The exact formula for the inductance of a straight wire is:  L=0.002*Length*[ ln(4*Length/Diameter) - ¾]
, where length and diameter are expressed in centimeters and the inductance in μH.

6) In order to measure the input & output HF power, I'd like to build something like Verpies HF wattmeter...
I suppose an off-the-shelf SWR meter would be good enough to make relative measurements though...

My wattmeter is still a work in progress. The ADL5391B multiplier for 1GHz is hard to get and the ADL5391A is for 2 GHz, but it is unbuffered so probably high impedance GHz buffers need to be added to its inputs do deal with input offsets.
The off-the-shelf SWR meter should be rated down to 1MHz for your purposes.  They often have a much higher lower frequency limit than that.  So watch out for the upper and lower frequency limits.

[tim123]

One more update:
- I can confirm that removing the bulb causes the power drawn to go up. In other words, adding the load causes the input power to drop.
- I've tried it with a range of resistances, a rough example:
  - Open circuit 0.5a
  - Short circuit 0.7a
  - 1 Ohm load - 0.4a

---------------------------------------

Hi Verpies,
  inductance reduces the output - I tried a series variable inductor, and it just reduced the output. I tried a 10w LED bulb instead, and that was good... I could measure the bulb...?

The MOSFET's good over 10 MHz it seems. The big resistance of the 60w bulb was killing the circuit before. I tried my coil instead - and it worked a lot better.

All my power measurements are DC.

The gate-driver sweet spot has gone away... Not sure why.

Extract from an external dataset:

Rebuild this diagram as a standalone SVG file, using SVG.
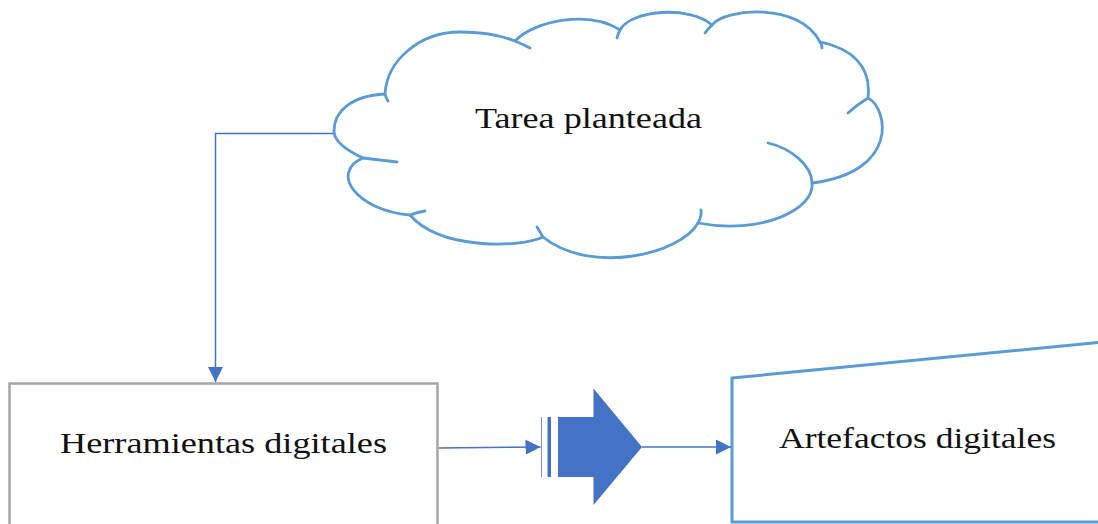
<svg xmlns="http://www.w3.org/2000/svg" width="1098" height="524" viewBox="0 0 1098 524">
  <style>
    .lbl { font-family: "Liberation Serif", "Times New Roman", serif; font-size: 30px; fill: #111; }
    .cloud { fill: #fff; stroke: #5B9BD5; stroke-width: 2.8; stroke-linejoin: round; }
    .hook { fill: none; stroke: #5B9BD5; stroke-width: 2.8; stroke-linecap: round; }
    .conn { fill: none; stroke: #4472C4; stroke-width: 1.5; }
  </style>
  <defs>
    <marker id="arr" viewBox="0 0 15 15" refX="15" refY="7.5" markerWidth="15" markerHeight="15" markerUnits="userSpaceOnUse" orient="auto">
      <path d="M0,0 L15,7.5 L0,15 z" fill="#4472C4"/>
    </marker>
  </defs>
  <rect width="1098" height="524" fill="#fff"/>

  <g id="tarea">
    <path class="cloud" d="M385,94 C387,60 420,32 460,32 C480,32 500,35 515,41 C535,20 590,10 620,30 C630,10 690,5 712,25 C725,8 800,2 820,42 C850,48 872,65 868,98 C888,108 900,172 812,183 C815,210 760,235 698,223 C680,255 590,275 543,237 C520,248 440,250 410,215 C355,210 330,172 363,158 C350,152 334,143 334,131 C334,112 350,96 385,94 Z"/>
    <path class="hook" d="M385,94 Q386,98 388,101"/>
    <path class="hook" d="M515,41 Q522,44 530,48"/>
    <path class="hook" d="M620,30 Q618,34 617,38"/>
    <path class="hook" d="M712,25 Q708,29 705,33"/>
    <path class="hook" d="M820,42 Q822,45 822,48"/>
    <path class="hook" d="M868,98 Q858,104 848,113"/>
    <path class="hook" d="M812,183 C812,165 790,148 768,143"/>
    <path class="hook" d="M698,223 Q702,216 701,210"/>
    <path class="hook" d="M543,237 Q540,232 537,227"/>
    <path class="hook" d="M410,215 Q418,212 425,211"/>
    <path class="hook" d="M363,158 Q380,160 397,162"/>
    <text class="lbl" x="475" y="128" textLength="227" lengthAdjust="spacingAndGlyphs">Tarea planteada</text>
  </g>

  <g id="herramientas">
    <rect x="9.5" y="383.5" width="428" height="160" fill="#fff" stroke="#A5A5A5" stroke-width="2.5"/>
    <text class="lbl" x="60" y="453" textLength="327" lengthAdjust="spacingAndGlyphs">Herramientas digitales</text>
  </g>

  <g id="flecha-bloque" fill="#4472C4">
    <rect x="541" y="417" width="1" height="60" opacity="0.75"/>
    <rect x="547.5" y="417" width="3.5" height="60"/>
    <path d="M558,417 L593.5,417 L593.5,388.5 L642,447 L593.5,505 L593.5,477 L558,477 Z"/>
  </g>

  <g id="artefactos">
    <path d="M732,378 L1110,341.4 L1110,522 L732,522 Z" fill="#fff" stroke="#5B9BD5" stroke-width="3" stroke-linejoin="miter"/>
    <text class="lbl" x="779" y="448" textLength="277" lengthAdjust="spacingAndGlyphs">Artefactos digitales</text>
  </g>

  <g id="connectors">
    <path class="conn" d="M333,133.5 L215.5,133.5 L215.5,382" marker-end="url(#arr)"/>
    <path class="conn" d="M439,448 L540.5,447" marker-end="url(#arr)"/>
    <path class="conn" d="M642,447 L731,447" marker-end="url(#arr)"/>
  </g>
</svg>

I did make a better pair of resistors. I understand what you're saying about making the 2 values different to improve the waveform... Maybe tomorrow...


Tim

[tim123]

Further tuning.

- The 145pF capacitance in parallel with the coil is still good.
- I've tried adding small amounts of inductance & or capacitance in series or parallel with the bulb, and have only seen the bulb dim.
- I've tried connecting the GND to one or other of the bars - and that gives a small increase in brightness - when connected to either bar.

What's going on...?

Capacitive vs. magnetic coupling...

There are 2 reasons why it looks like the effect is due to capacitive coupling:
1) The addition of the ferrite cores makes no difference
2) Placing my hand on the coil makes the bulb go out. If it was magnetic - I don't see how this could happen.

Relative Power Usage

- The test bulb with 12v DC uses 0.4a, and makes about 40,000 Lux (as tested with a luxmeter at zero distance)
- If powered by the circuit - the bulb needs about 45v and 0.3a to reach the same brightness. (Ignoring the gate driver)

Questions

- If it is capacitive coupling, I don't understand why it has particular resonance points. I suppose caps do have their own resonances...
- I don't really get why the 2 bars inside the coil would be oppositely polarised.

Next Steps

- I have a ZVS driver with a bad mosfet that I need to fix. Maybe tomorrow.
- I want to try running the coil with the ZVS driver - it's likely much more efficient.
- In order to do that - I also have to add another layer of winding to the coil - so there will be two. I know that's not typical for the device, but hey...
- I might actually just do a new coil, with fat wire - as the ZVS driver prefers lower inductances, and fewer turns.